His speech and the questions that followed concentrated on education.

Emanuel cited a range of new programs, from expanded full-day kindergarten to tougher graduation requirements. for helping to produce gains in Chicago’s graduation rates and higher scores on state and national tests.

About 75 percent of Chicago students graduated from high school last year, Emanuel said, compared to just 57 percent in 2011, and about two-thirds of graduates enroll in two-year or four-year colleges. He said more than 80 percent of Chicago students are from low-income families.

“By every measure,” he said, “education in Chicago is pointing in the right direction.”

Later, a spokesman for the Chicago Teachers Union, with which Emanuel has clashed repeatedly, criticized the mayor for “making a speech in Washington when many schools are literally struggling to get toilet paper and he doesn’t have a solution to the violence that is plaguing our students.”

Stacy Davis Gates, the union’s political and legislative director, noted that two students were shot on Chicago school property earlier this month and said, “all [Emanuel] can offer is sympathy not leadership.”

But Elaine Allensworth, director of the University of Chicago Consortium for School Research, said recent improvements in Chicago public schools “are real even though a lot of people don’t want to believe it. They’re so focused on the problems and the scandals.”

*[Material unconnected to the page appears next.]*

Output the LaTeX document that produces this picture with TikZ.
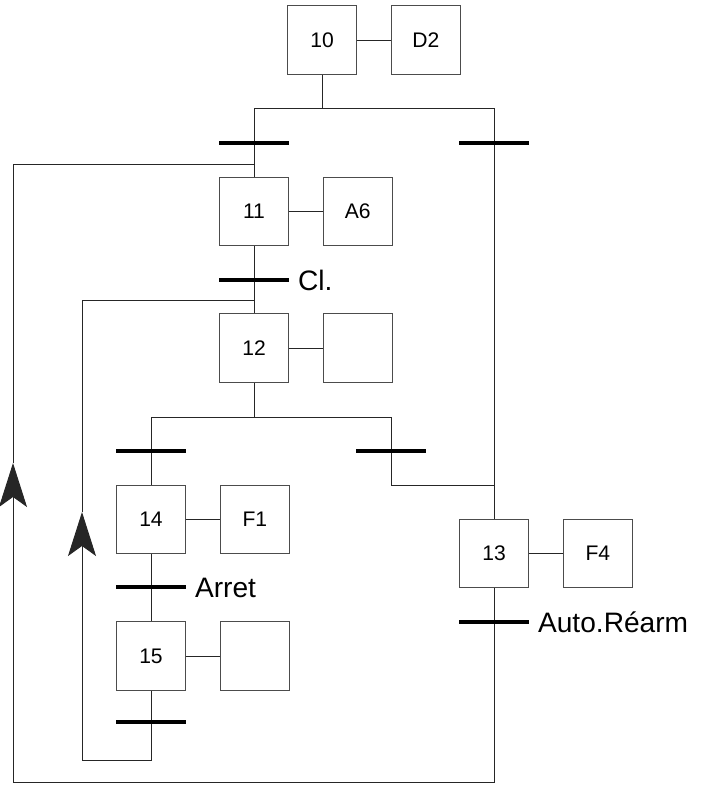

Last month Chicago schools borrowed $275 million at a high interest rate, 6.39 percent, to meet payroll and pension costs through June 30. The budget for the fiscal year that starts July 1 is still uncertain because of disagreements on state aid and taxes between Republican Governor Bruce Rauner and the state legislature.

Emanuel, a Democrat, blamed Rauner for not submitting his own budget plan. But he repeated his vow, first made last month, that Chicago schools will open on time in the fall. Emanuel did not spell out what steps he might take if state aid was curtailed but he declared, “We will meet our responsibility. It is time for the state to do the same.”

He said the Chicago schools, which the mayor controls, would move ahead with plans to require all students to submit concrete plans for education or work in order to graduate from high school. The requirement will take effect in 2020.

In response to a question, Emanuel repeated an earlier statement that he will run for a third term in 2019. Even though his time in office has been marked by a lengthy teachers strike, bitter controversy over school closings, an increase in crime and police shootings, he said Chicago has made strong economic gains and improved social services.

Emanuel said no job he ever held “has been more intellectually or emotionally rewarding” but added, “It’s also been challenging.”

Emanuel said the Democrats’ prospects in the 2018 elections depend on legislative district maps, voting rights and money. He noted that the party was about 1,000 seats behind in state legislatures where it had been in 2006, and said it faces a long-term effort at rebuilding.